Lain cerita buat Lazio. Tiket Liga Champions di depan mata raib sudah. Mereka gagal manggung di turnamen ter-elite di Benua Biru itu untuk pertama kalinya sejak musim 2007/2008.

Siapa lagi kambing hitamnya kalau bukan De Vrij. Kalau saja dia tak melanggar Icardi, mungkin saja Lazio manggung di Liga Champions. Meski, ya, De Vrij mengelak dari segala sangkaan buruk itu.

“Mereka begitu mengenalku di Lazio. Jika mereka membiarkanku bermain, itu berarti mereka memercayaiku,” jelas De Vrij kepada Corriere dello Sport.

Sengaja atau bukan, sulit dimungkiri bahwa De Vrij turut melicinkan langkah Inter mempecundangi Lazio. Narasi ini mungkin rutin diputar setiap De Vrij bersua klub lamanya. Namun, tetap saja, itu akan mengubah apapun. 

***

De Vrij adalah transaksi terakhir Inter dan Lazio di bursa pemain. Tercatat ada belasan pemain yang diperjualbelikan kedua klub sejak medio 90-an.

Aron Winter jadi yang pertama, pada periode 1996/97 tepatnya. Sama seperti De Vrij, dia berasal dari Belanda dan beroperasi sebagai bek. Namun, soal nasib, keduanya sejauh ini berbeda. Walau hanya 3 tahun di Inter, Winter berhasil mencicipi titel Piala UEFA. Sementara De Vrij mentok di runner-up Liga Europa musim lalu. 

Migrasi besar-besaran Inter-Lazio terjadi pada periode 1999/00. Biancocelesti memborong tiga pemain sekaligus dari Giuseppe Meazza: Diego Simeone, Francesco Colonnese, dan Angelo Peruzzi.

Sementara belanjaan Inter tak tanggung-tanggung. Mereka menggelontorkan 33 juta euro buat memboyong Vieri dari ibukota. Jumlah tersebut membuat Vieri menjadi pemain termahal di dunia saat itu.

Bahkan, hedonisme Inter itu sampai membuat Vatikan bising. Koran resmi Vatikan, L'Osservatore Romano, terang-terangan mengkritik transfer selangit Vieri. Menurut mereka, gelontoran uang sebanyak itu adalah sebuah penghinaan terhadap orang-orang miskin.
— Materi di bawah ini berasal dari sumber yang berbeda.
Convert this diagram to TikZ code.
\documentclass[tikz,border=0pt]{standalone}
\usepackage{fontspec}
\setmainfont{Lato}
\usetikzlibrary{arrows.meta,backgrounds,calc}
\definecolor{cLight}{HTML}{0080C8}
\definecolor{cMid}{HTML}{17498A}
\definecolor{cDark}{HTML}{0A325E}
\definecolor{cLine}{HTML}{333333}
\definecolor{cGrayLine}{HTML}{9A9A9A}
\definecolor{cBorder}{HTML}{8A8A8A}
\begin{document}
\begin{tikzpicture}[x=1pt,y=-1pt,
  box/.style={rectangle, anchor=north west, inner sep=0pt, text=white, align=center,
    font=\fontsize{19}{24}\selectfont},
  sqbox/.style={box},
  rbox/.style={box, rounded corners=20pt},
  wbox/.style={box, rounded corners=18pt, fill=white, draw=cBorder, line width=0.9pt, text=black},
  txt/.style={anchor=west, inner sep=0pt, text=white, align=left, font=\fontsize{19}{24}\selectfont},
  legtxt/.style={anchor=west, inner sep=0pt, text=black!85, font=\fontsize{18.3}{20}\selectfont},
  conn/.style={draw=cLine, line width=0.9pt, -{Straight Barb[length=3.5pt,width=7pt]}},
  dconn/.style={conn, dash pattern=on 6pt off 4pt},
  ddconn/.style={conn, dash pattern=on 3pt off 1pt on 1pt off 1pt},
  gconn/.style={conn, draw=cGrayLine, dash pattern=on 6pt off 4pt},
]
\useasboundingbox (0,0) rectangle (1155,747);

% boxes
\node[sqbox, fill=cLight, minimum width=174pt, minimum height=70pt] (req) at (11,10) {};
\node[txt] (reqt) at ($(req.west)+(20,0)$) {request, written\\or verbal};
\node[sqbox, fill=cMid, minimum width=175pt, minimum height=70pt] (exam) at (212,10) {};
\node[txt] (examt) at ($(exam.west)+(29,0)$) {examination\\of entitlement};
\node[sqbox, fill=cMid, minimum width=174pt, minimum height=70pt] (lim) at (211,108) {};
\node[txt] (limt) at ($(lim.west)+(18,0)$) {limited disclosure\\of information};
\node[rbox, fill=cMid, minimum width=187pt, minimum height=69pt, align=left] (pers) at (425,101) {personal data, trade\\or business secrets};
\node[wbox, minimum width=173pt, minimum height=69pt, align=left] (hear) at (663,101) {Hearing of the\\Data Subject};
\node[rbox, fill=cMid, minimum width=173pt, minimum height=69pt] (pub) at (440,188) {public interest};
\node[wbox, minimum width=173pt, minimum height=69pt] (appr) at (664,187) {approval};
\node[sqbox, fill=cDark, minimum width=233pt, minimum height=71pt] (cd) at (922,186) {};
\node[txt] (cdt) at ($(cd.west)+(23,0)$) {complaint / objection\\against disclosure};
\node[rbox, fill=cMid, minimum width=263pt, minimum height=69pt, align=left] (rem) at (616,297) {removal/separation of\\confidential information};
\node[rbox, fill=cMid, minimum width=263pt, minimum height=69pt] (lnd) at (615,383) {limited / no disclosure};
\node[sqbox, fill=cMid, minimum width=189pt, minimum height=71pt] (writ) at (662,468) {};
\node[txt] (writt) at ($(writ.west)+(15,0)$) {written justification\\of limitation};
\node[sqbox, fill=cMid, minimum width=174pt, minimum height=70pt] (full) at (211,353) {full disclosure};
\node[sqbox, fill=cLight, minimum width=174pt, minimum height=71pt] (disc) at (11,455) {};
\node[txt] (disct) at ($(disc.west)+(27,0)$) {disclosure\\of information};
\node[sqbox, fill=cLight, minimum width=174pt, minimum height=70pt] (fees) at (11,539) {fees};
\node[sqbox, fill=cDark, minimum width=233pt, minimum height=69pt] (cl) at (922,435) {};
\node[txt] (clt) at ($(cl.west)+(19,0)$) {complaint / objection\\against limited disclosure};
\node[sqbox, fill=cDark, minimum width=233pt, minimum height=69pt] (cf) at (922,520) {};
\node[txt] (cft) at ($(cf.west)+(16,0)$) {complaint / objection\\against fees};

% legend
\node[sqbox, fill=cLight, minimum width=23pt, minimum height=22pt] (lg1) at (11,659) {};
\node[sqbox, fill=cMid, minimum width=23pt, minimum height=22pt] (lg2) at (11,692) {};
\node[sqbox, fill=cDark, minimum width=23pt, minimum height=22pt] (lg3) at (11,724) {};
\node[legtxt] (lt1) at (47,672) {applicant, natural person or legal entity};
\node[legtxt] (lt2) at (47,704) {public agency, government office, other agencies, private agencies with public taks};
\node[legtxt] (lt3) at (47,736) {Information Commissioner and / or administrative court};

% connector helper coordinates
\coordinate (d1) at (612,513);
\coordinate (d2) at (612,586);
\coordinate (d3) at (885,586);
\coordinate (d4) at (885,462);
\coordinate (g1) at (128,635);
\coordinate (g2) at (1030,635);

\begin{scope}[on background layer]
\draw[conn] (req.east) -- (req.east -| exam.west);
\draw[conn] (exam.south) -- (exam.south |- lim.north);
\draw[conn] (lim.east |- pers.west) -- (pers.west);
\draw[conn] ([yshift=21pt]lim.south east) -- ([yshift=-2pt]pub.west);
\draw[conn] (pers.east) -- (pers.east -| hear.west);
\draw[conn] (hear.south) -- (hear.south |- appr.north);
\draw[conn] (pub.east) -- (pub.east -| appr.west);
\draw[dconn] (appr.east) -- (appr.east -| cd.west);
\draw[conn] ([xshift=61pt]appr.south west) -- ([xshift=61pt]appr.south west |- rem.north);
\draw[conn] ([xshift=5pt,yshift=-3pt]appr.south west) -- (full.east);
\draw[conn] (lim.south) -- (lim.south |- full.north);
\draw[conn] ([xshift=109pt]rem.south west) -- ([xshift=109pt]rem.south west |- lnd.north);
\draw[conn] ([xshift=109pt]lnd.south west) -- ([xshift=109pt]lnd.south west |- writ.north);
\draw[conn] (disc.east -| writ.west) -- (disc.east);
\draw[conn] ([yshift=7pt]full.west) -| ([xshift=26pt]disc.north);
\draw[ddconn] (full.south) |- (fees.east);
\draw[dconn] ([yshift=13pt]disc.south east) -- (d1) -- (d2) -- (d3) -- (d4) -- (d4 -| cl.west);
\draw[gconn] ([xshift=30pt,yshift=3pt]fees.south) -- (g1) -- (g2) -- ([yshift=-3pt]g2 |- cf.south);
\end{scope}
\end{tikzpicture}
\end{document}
Inter enggan memedulikan suara miring dari luar. Pada musim panas 2002 mereka kembali "membakar uang" di Lazio. Kali ini Hernan Crespo yang mereka angkut dengan tarif 26 juta euro. Impak capocannoniere edisi 2000/01 itu tak semasif Vieri. Pasalnya, cuma 7 gol ia buat di pentas liga. Inter pun memutuskan untuk melepasnya ke Chelsea semusim berselang.

Kemudian ada Dejan Stankovic, Sinisa Mihajlovic, dan Giuseppe Favalli yang bersilih kostum dari Inter ke Lazio. Dari ketiganya, cuma Stankovic yang bisa dibilang sukses; gelandang Serbia itu ambil bagian saat Inter meraih treble di musim 2009/10.
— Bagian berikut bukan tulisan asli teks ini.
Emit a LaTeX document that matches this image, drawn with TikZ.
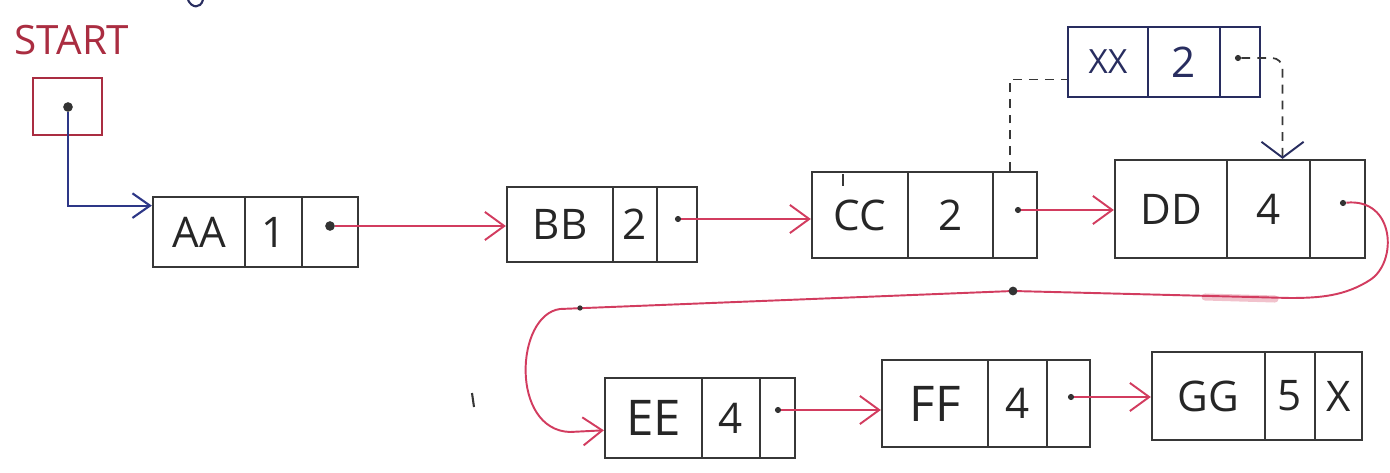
\documentclass[tikz,border=0pt]{standalone}
\usepackage{fontspec}
\setmainfont{Open Sans}
\usetikzlibrary{arrows.meta}

\definecolor{pencil}{RGB}{55,55,55}
\definecolor{inkred}{RGB}{210,60,95}
\definecolor{startred}{RGB}{170,45,65}
\definecolor{inkblue}{RGB}{45,55,135}
\definecolor{navy}{RGB}{40,45,95}

% one cell of a list node: [options] name, left x, right x, text
% (top and bottom of the row come from \rowtop and \rowbot)
\newcommand\cellnode[5][]{%
  \node[cellbox,#1,minimum width={(#4-#3)*0.02cm},minimum height={(\rowbot-\rowtop)*0.02cm}]
    (#2) at ({(#3+#4)/2},{(\rowtop+\rowbot)/2}) {#5};}

\tikzset{
  cellbox/.style={draw=pencil, line width=1.3pt, inner sep=0pt,
    font=\fontsize{24}{28}\selectfont, text=black!85},
  bigtext/.style={font=\fontsize{28}{32}\selectfont},
  smalltext/.style={font=\fontsize{19}{22}\selectfont},
  ptrdot/.style={circle, fill=black!80, inner sep=0pt, minimum size=3.5pt},
  link/.style={draw=inkred, line width=1.1pt,
    -{Straight Barb[length=11pt,width=16pt,line width=1.1pt]}},
  headlink/.style={draw=inkblue, line width=1.3pt,
    -{Straight Barb[length=10pt,width=14pt,line width=1.2pt]}},
  newlink/.style={draw=pencil, line width=1pt, dash pattern=on 5pt off 4pt},
}

\begin{document}
\begin{tikzpicture}[x=0.02cm,y=-0.02cm]
\useasboundingbox (0,0) rectangle (1390,473);

% head pointer
\node[font=\fontsize{23}{26}\selectfont, text=startred] (start-label) at (72,40) {START};
\node[draw=startred, line width=1.3pt, inner sep=0pt,
      minimum width={69*0.02cm}, minimum height={57*0.02cm}] (start) at (67.5,106.5) {};
\node[ptrdot, minimum size=5.5pt] (start-p) at (68,107) {};

% first row of the list
\def\rowtop{197}\def\rowbot{267}
\cellnode{aa-a}{153}{245}{AA}
\cellnode{aa-b}{245}{302}{1}
\cellnode{aa-c}{302}{358}{}
\node[ptrdot, minimum size=5.5pt] (aa-p) at (330,226) {};

\def\rowtop{187}\def\rowbot{262}
\cellnode{bb-a}{507}{613}{BB}
\cellnode{bb-b}{613}{657}{2}
\cellnode{bb-c}{657}{697}{}
\node[ptrdot] (bb-p) at (678,219) {};

\def\rowtop{172}\def\rowbot{258}
\cellnode{cc-a}{812}{908}{CC}
\cellnode{cc-b}{908}{993}{2}
\cellnode{cc-c}{993}{1037}{}
\node[ptrdot] (cc-p) at (1018,210) {};

\def\rowtop{160}\def\rowbot{258}
\cellnode{dd-a}{1115}{1227}{DD}
\cellnode{dd-b}{1227}{1310}{4}
\cellnode{dd-c}{1310}{1365}{}
\node[ptrdot] (dd-p) at (1343,203) {};

% inserted node
\def\rowtop{27}\def\rowbot{97}
\cellnode[draw=navy, text=navy, smalltext]{xx-a}{1068}{1148}{XX}
\cellnode[draw=navy, text=navy]{xx-b}{1148}{1220}{2}
\cellnode[draw=navy]{xx-c}{1220}{1260}{}
\node[ptrdot] (xx-p) at (1238,58) {};

% second row of the list
\def\rowtop{378}\def\rowbot{458}
\cellnode[bigtext]{ee-a}{605}{702}{EE}
\cellnode{ee-b}{702}{760}{4}
\cellnode{ee-c}{760}{795}{}
\node[ptrdot] (ee-p) at (778,410) {};

\def\rowtop{360}\def\rowbot{447}
\cellnode[bigtext]{ff-a}{882}{988}{FF}
\cellnode{ff-b}{988}{1047}{4}
\cellnode{ff-c}{1047}{1090}{}
\node[ptrdot] (ff-p) at (1071,397) {};

\def\rowtop{352}\def\rowbot{440}
\cellnode{gg-a}{1152}{1265}{GG}
\cellnode{gg-b}{1265}{1315}{5}
\cellnode{gg-c}{1315}{1362}{X}

% links
\draw[headlink] (start-p) |- ([yshift=15pt]aa-a.west);
\draw[link] (aa-p) -- (aa-p -| bb-a.west);
\draw[link] (bb-p) -- (bb-p -| cc-a.west);
\draw[link] (cc-p) -- (cc-p -| dd-a.west);

% link from DD wrapping round to the second row
\coordinate (bend-r) at (1290,298);
\coordinate (mid-dot) at (1013,291);
\coordinate (bend-l) at (560,309);
\draw[inkred!70, line width=4pt, line cap=round, opacity=0.45] (1205,297) -- (1275,299);
\draw[link] (dd-p) .. controls (1395,198) and (1398,262) .. (1370,280)
  .. controls (1345,296) and (1320,298) .. (bend-r) -- (mid-dot) -- (bend-l)
  .. controls (515,315) and (510,430) .. (570,432) -- ([yshift=-7pt]ee-a.west);
\node[ptrdot, minimum size=5pt] (line-dot) at (mid-dot) {};
\node[ptrdot, minimum size=3pt] (bend-dot) at (580,308) {};

\draw[link] (ee-p) -- (ee-p -| ff-a.west);
\draw[link] (ff-p) -- (ff-p -| gg-a.west);

% insertion of XX between CC and DD
\draw[newlink] ([xshift=-3pt]cc-c.north) |- ([yshift=-10pt]xx-a.west);
\draw[newlink, rounded corners=6pt,
      -{Straight Barb[length=9pt,width=24pt,line width=1.1pt,color=navy]}]
  (xx-p) -| ([xshift=8pt]dd-b.north);

% pencil marks on the sheet
\draw[pencil, line width=1.2pt] (843,174) -- (843,186);
\draw[pencil, line width=1.2pt] (472,393) -- (474,407);
\draw[navy, line width=1.2pt] (188,0) .. controls (192,8) and (200,9) .. (203,0);
\end{tikzpicture}
\end{document}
Sejauh  ini, Inter yang lebih sering belanja di lapak Lazio ketimbang sebaliknya. Pasalnya, La Benemata memang merupakan salah satu klub paling konsumtif di Italia.
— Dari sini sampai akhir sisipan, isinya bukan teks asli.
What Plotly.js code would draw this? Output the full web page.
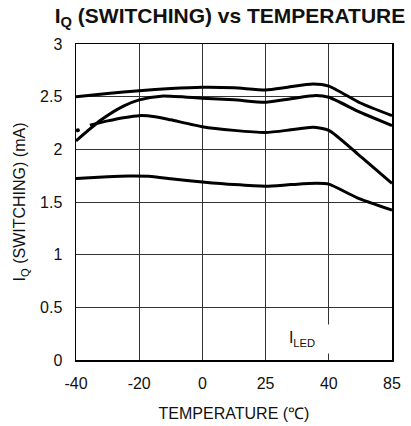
<!DOCTYPE html>
<html>
<head>
<meta charset="utf-8">
<script src="https://cdn.plot.ly/plotly-3.0.1.min.js"></script>
<style>html,body{margin:0;padding:0;background:#fff;}#chart{width:411px;height:426px;}</style>
</head>
<body>
<div id="chart"></div>
<script>
// Temperature tick labels (evenly spaced on the chart)
const tempLabels = ['-40', '-20', '0', '25', '40', '85'];
const tickPos = [0, 1, 2, 3, 4, 5];

// Curve 1 (top)
const c1x = [0, 0.5, 1, 1.5, 2, 2.5, 3, 3.35, 3.75, 4, 4.5, 5];
const c1y = [2.50, 2.53, 2.557, 2.578, 2.59, 2.585, 2.564, 2.59, 2.62, 2.60, 2.44, 2.32];

// Curve 2
const c2x = [0, 0.4, 0.75, 1, 1.35, 2, 2.5, 3, 3.4, 3.8, 4, 4.5, 5];
const c2y = [2.08, 2.28, 2.41, 2.47, 2.505, 2.485, 2.47, 2.447, 2.48, 2.51, 2.494, 2.35, 2.225];

// Curve 3
const c3x = [0.22, 0.5, 0.75, 1, 1.25, 1.5, 2, 2.5, 3, 3.4, 3.75, 4, 4.45, 5];
const c3y = [2.23, 2.27, 2.30, 2.32, 2.31, 2.28, 2.215, 2.18, 2.16, 2.185, 2.21, 2.18, 1.96, 1.677];
const c3dotX = [0.03];
const c3dotY = [2.18];

// Curve 4 (bottom)
const c4x = [0, 0.5, 0.85, 1.2, 1.5, 2, 2.5, 3, 3.4, 3.8, 4, 4.45, 5];
const c4y = [1.724, 1.74, 1.746, 1.742, 1.72, 1.69, 1.665, 1.65, 1.665, 1.677, 1.67, 1.54, 1.423];

const lineStyle = {color: '#000', width: 3, shape: 'spline', smoothing: 0.6};
const FONT = 'Liberation Sans, Arial, sans-serif';

const traces = [
  {x: c1x, y: c1y, mode: 'lines', line: lineStyle},
  {x: c2x, y: c2y, mode: 'lines', line: lineStyle},
  {x: c3x, y: c3y, mode: 'lines', line: lineStyle},
  {x: c3dotX, y: c3dotY, mode: 'markers', marker: {color: '#000', size: 4}},
  {x: c4x, y: c4y, mode: 'lines', line: lineStyle}
];

const layout = {
  width: 411, height: 426,
  margin: {l: 76, r: 19, t: 44, b: 66},
  paper_bgcolor: '#fff', plot_bgcolor: '#fff',
  showlegend: false,
  font: {family: FONT, color: '#111', size: 16},
  title: {
    text: '<b>I<sub>Q</sub> (SWITCHING) vs TEMPERATURE</b>',
    font: {family: FONT, size: 21, color: '#111'},
    x: 230 / 411, xanchor: 'center', xref: 'container',
    y: 1 - 8 / 426, yanchor: 'top', yref: 'container'
  },
  xaxis: {
    range: [0, 5],
    tickvals: tickPos, ticktext: tempLabels,
    showgrid: true, gridcolor: '#333', gridwidth: 1,
    zeroline: false,
    showline: true, linecolor: '#000', linewidth: 1.5, mirror: true,
    ticks: '', ticklabelstandoff: 8,
    tickfont: {family: FONT, size: 16, color: '#111'},
    title: {text: 'TEMPERATURE (℃)', font: {family: FONT, size: 16, color: '#111'}, standoff: 17}
  },
  yaxis: {
    range: [0, 3],
    tickvals: [0, 0.5, 1, 1.5, 2, 2.5, 3],
    ticktext: ['0', '0.5', '1', '1.5', '2', '2.5', '3'],
    showgrid: true, gridcolor: '#333', gridwidth: 1,
    zeroline: false,
    showline: true, linecolor: '#000', linewidth: 1.5, mirror: true,
    ticks: '', ticklabelstandoff: 9,
    tickfont: {family: FONT, size: 16, color: '#111'},
    title: {text: 'I<sub>Q</sub> (SWITCHING) (mA)', font: {family: FONT, size: 16, color: '#111'}, standoff: 10}
  },
  annotations: [{
    text: 'I<sub>LED</sub>',
    x: 3.58, y: 0.2, xref: 'x', yref: 'y',
    showarrow: false,
    font: {family: FONT, size: 16, color: '#111'},
    bgcolor: '#fff', width: 54, height: 26
  }]
};

Plotly.newPlot('chart', traces, layout, {displayModeBar: false, staticPlot: true});
</script>
</body>
</html>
Sementara daftar rekrut Lazio ke Inter masih bisa dihitung dengan jari. Pembelian terakhir mereka malah sudah kelewat lawas, yakni pada 2003/04 silam. Kala itu klub pimpinan Claudio Lotito tersebut menggaet Goran Pandev serta memulangkan Sergio Conceicao.

***

Sejatinya tak banyak kebencian antara Lazio dan Inter Milan. Mereka bukan klub yang bergontokan dan saling sewot tanpa nalar.

Riwayat perselisihan Inter lebih kental ke Juventus dan AC Milan. Pun dengan AS Roma yang jadi lawan bebuyutan Lazio. Ketimbang Inter, ultras Biancocelesti juga lebih membenci Livorno dan Atalanta yang suporternya didominasi oleh pendukung sayap kiri.

Namun, tak berarti duel keduanya miskin histori. Momen Ronaldo dan De Vrij, dari berbagai transfer yang dilewati Lazio dan Inter adalah antesedennya. Kedua klub itu tak benar-benar saling membenci, tapi pernah saling menyakiti.